Wednesday, April 30, 2008

EML-101 Multimode VCF Schematic

via Aaron on the sdiy list:
"One project idea that I tossed out to my students, which one student is trying to get work, is to use the idea of an NPN differential amp driving a "differential integrator" to build a 1-pole LPF, which you could then do four times to get a usual 4-pole LPF.

I got the idea from the EML-101 filter schematic [mirror], as expertly redrawn by Marjan Urekar:

The EML-101 is a state variable filter, and said diff amp/diff integrator configurations form the variable gain integrators.

My thought was that we could take the output of such an integrator, and feed it into the opposite input terminal of the diff pair, and that feedback should form a 1-pole LPF, as follows:

The NPN pair driving the differential integrator forms a variable gain integrator with transfer function A/RCs, where A is the voltage gain of the diff pair and R and C are the resistor values used in the integrator. Let's denote wo = A/RC. Now imagine we take the output of this integrator and feed it back into the input with a minus sign. You get something like this:

Y(s) = (wo/s) [X(s) - Y(s)]

Y(s)[1 + wo/s] = (wo/s) X(s)

Y(s)/X(s) = (wo/s) / (1+wo/s) = wo/(s+wo)

Which is the transfer function of a single-pole LPF with cutoff wo with unity gain at DC. (This is the same idea as a usual OTA-C filter 1-pole LPF).

Three questions:

1) I sent my student, Justin, this sketch to get him started, where I just blindly ganked the resistor and cap values from the EML circuit.

Anyway, I just realized I drew that wrong - the EML integrating stage is _inverting_, so we should actually either:

A) Swap the inputs on the differential integrator, to make a noninverting stage, or

B) Take the feedback to the left NPN instead of the right NPN

Does (A) or (B) sound like the safer option?

2) Given the way the "differential integrator" is going to load the differential amp, should I even be thinking of this as a differential amp followed by a differential integrator? Or are they interacting so much such thinking breaks down?

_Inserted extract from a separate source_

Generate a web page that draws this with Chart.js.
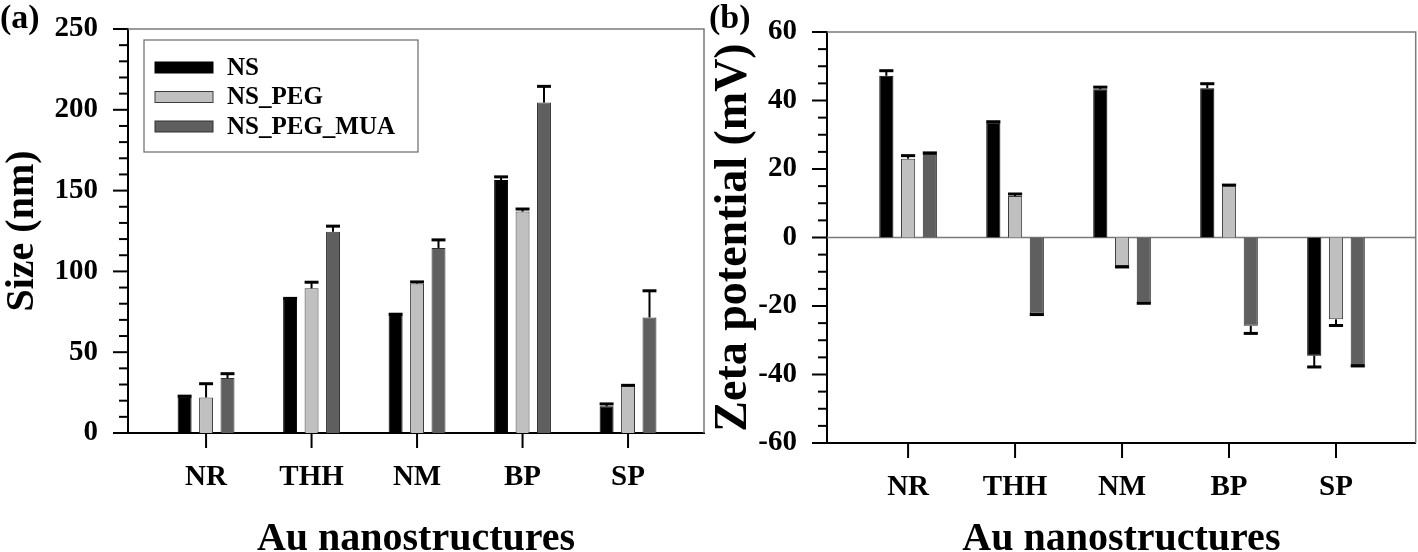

3) Does this whole crazy idea of mine sound like a decent idea at all or is it doomed to insanity?

- Aaron

P.S. This got me wondering if there's an "integrating version" of the standard 3-op-amp instrumentation amplifier? A differential integrator with high input impedance, but something more elegant than just slapping noninverting op amp buffers at the inputs to the above differential integrator?